JOB:
Look through the data below. Collect every line where the word "that" occurs.
══ DATA SHOWN ══
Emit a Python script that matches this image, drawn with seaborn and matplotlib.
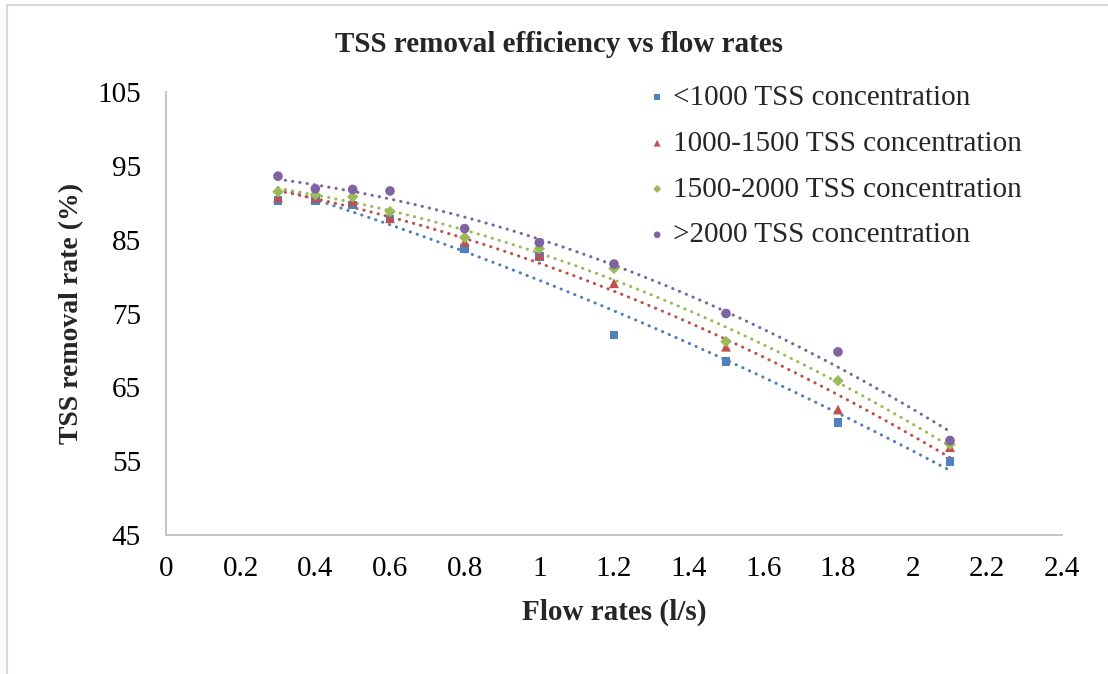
═══
══ DATA SHOWN ══
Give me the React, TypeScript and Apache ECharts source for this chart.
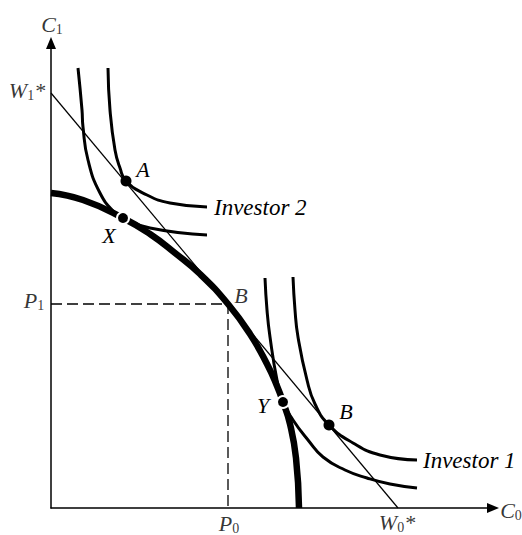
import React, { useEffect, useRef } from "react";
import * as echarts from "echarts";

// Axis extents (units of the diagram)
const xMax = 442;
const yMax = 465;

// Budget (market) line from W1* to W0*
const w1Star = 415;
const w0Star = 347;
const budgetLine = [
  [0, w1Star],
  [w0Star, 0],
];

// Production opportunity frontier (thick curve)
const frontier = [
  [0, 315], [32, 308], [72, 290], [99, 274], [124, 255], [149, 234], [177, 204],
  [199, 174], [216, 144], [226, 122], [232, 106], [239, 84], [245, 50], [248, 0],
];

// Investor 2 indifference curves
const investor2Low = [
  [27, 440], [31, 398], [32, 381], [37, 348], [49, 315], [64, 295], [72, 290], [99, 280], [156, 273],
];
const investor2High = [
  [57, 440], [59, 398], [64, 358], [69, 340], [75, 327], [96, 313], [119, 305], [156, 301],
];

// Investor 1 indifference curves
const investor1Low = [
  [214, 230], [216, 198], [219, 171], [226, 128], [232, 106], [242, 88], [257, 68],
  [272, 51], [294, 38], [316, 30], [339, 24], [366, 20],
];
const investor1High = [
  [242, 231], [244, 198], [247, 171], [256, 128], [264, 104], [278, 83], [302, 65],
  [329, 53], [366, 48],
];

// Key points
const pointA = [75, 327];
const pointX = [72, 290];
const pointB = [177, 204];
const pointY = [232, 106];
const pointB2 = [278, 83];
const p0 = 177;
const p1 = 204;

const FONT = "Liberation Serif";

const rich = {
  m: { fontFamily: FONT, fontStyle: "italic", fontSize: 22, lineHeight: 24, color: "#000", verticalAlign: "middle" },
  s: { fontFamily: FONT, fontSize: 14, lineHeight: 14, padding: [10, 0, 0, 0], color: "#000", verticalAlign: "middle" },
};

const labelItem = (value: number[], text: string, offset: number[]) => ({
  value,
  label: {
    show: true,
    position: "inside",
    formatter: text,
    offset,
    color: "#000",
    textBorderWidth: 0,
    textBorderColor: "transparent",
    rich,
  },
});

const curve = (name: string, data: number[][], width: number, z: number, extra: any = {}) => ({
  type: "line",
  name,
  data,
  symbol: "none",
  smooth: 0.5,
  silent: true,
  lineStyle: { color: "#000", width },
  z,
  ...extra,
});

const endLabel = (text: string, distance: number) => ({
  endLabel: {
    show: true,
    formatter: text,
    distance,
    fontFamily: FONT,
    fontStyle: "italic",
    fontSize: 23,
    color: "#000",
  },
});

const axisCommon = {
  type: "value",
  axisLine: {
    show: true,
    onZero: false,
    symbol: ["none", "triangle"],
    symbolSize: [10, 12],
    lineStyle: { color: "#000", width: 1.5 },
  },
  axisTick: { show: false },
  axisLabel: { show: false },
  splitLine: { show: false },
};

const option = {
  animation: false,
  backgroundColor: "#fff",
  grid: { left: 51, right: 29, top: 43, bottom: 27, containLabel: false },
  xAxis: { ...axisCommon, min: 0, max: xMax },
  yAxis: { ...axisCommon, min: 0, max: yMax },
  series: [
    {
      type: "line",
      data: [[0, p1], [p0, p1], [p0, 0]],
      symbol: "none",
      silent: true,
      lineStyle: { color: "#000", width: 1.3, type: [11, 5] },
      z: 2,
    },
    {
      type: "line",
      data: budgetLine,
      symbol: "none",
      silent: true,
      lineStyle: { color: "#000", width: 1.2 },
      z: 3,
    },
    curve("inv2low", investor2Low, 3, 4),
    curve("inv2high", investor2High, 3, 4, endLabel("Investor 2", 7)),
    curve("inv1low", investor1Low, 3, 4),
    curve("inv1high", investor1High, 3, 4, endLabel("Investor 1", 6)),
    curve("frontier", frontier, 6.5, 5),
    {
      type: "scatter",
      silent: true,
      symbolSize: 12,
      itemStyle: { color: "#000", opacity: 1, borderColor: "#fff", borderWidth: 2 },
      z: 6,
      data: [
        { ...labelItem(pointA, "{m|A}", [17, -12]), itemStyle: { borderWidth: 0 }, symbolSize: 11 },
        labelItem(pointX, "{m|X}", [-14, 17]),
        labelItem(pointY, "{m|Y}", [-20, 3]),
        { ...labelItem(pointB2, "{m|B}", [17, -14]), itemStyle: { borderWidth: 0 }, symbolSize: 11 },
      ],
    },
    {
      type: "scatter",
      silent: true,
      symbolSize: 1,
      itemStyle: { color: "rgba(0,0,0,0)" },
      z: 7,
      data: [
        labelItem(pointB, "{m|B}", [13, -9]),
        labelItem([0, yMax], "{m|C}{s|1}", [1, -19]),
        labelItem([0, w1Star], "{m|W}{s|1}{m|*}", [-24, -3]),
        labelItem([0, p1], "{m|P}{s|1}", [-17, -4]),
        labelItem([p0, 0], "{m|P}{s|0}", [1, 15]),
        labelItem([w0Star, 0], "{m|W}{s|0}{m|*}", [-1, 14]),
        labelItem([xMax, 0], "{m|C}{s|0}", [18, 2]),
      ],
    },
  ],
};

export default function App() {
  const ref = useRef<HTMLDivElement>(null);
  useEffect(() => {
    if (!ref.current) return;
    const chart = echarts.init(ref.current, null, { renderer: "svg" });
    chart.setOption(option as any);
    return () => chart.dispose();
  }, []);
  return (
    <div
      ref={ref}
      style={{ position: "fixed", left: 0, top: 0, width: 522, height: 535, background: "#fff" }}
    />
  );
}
═══
══ DATA SHOWN ══
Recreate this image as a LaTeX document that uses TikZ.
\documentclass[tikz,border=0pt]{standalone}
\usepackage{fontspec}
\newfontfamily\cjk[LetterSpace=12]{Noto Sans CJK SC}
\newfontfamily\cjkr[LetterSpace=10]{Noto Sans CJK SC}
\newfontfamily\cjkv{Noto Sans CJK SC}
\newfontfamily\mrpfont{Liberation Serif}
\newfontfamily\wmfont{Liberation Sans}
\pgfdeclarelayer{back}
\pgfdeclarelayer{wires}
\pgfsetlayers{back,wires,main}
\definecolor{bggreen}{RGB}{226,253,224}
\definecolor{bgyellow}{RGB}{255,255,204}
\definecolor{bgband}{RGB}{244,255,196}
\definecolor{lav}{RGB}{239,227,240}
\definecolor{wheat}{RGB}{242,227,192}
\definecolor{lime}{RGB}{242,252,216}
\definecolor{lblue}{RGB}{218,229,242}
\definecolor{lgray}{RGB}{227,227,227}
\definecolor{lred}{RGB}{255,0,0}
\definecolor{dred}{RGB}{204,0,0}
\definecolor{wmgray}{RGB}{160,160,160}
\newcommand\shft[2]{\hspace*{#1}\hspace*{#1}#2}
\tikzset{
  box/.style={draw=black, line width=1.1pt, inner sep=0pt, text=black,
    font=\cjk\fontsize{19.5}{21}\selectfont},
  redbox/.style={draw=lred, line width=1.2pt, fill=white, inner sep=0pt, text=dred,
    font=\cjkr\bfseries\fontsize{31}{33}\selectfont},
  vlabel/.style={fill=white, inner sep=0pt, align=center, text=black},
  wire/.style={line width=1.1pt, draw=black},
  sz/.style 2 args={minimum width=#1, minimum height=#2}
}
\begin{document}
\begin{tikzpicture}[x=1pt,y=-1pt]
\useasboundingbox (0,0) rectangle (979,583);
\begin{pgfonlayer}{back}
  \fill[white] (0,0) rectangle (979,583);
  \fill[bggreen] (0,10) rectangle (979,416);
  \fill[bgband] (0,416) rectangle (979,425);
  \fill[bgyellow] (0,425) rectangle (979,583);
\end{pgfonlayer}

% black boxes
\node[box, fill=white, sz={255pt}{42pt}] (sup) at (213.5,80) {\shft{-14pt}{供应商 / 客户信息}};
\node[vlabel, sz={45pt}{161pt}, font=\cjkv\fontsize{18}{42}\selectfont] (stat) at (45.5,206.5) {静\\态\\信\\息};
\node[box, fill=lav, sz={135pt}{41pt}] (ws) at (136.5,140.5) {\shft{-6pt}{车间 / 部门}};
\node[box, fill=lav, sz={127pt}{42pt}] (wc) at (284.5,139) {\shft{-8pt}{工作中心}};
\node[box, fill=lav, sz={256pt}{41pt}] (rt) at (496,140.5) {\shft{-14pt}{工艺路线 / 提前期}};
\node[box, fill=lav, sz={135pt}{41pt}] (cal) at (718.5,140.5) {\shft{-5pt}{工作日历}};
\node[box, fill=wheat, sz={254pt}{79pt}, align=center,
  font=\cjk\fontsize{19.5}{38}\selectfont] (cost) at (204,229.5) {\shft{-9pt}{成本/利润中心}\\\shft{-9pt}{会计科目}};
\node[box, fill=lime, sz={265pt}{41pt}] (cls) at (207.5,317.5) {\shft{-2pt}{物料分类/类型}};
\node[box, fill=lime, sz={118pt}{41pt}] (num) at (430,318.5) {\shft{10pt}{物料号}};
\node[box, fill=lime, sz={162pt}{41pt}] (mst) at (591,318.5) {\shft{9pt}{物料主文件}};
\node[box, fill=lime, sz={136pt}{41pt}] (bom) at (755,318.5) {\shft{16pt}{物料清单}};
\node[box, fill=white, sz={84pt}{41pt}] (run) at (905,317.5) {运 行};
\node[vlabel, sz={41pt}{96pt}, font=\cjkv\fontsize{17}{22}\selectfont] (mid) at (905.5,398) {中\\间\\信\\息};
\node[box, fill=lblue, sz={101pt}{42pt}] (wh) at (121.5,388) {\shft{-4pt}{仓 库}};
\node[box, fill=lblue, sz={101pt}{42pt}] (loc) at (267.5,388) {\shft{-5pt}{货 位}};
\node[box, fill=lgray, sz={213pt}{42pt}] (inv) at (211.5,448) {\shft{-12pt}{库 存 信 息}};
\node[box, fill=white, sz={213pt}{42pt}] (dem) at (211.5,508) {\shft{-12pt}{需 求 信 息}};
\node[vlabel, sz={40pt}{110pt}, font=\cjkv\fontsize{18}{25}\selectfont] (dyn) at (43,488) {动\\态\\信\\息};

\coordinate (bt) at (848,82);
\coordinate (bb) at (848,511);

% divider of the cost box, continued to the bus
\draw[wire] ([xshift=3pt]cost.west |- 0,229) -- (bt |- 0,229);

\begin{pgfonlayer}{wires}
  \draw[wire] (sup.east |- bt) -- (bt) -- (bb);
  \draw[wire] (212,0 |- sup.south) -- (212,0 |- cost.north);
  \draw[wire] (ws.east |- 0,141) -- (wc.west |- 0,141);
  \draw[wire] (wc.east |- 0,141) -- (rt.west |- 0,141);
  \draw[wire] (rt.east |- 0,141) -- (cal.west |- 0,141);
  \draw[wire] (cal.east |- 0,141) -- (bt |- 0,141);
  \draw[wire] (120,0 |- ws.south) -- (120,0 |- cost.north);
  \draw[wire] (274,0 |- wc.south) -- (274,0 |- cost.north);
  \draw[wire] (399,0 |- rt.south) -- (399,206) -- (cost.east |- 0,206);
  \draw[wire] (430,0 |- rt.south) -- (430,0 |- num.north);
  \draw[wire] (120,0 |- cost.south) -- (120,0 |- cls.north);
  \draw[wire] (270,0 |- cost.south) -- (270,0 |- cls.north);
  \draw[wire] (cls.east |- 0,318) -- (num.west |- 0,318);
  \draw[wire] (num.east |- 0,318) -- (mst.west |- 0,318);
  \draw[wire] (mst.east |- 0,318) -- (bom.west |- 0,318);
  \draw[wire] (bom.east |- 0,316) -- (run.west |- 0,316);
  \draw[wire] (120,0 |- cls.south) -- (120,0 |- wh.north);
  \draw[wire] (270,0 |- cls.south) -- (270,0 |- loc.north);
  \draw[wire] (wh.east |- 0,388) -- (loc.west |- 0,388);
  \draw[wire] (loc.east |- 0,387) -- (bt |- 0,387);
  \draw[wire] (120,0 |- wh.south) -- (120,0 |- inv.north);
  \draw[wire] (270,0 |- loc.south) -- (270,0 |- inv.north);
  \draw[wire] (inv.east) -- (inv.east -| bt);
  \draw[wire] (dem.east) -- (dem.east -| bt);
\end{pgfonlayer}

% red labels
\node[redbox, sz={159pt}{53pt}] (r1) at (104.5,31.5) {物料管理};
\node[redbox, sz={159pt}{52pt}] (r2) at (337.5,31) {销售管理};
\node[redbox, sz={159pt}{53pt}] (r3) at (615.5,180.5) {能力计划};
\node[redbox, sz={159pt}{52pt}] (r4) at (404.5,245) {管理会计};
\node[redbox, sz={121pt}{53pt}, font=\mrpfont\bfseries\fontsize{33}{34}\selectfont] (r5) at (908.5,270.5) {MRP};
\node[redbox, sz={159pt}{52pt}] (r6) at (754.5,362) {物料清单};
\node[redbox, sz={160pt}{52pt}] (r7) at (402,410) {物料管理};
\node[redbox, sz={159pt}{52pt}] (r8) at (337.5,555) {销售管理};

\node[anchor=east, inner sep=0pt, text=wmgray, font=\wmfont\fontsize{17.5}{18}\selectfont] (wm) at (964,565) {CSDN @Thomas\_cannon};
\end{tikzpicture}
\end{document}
═══
TASK ANSWER:
Emit a Python script that matches this image, drawn with seaborn and matplotlib.
Recreate this image as a LaTeX document that uses TikZ.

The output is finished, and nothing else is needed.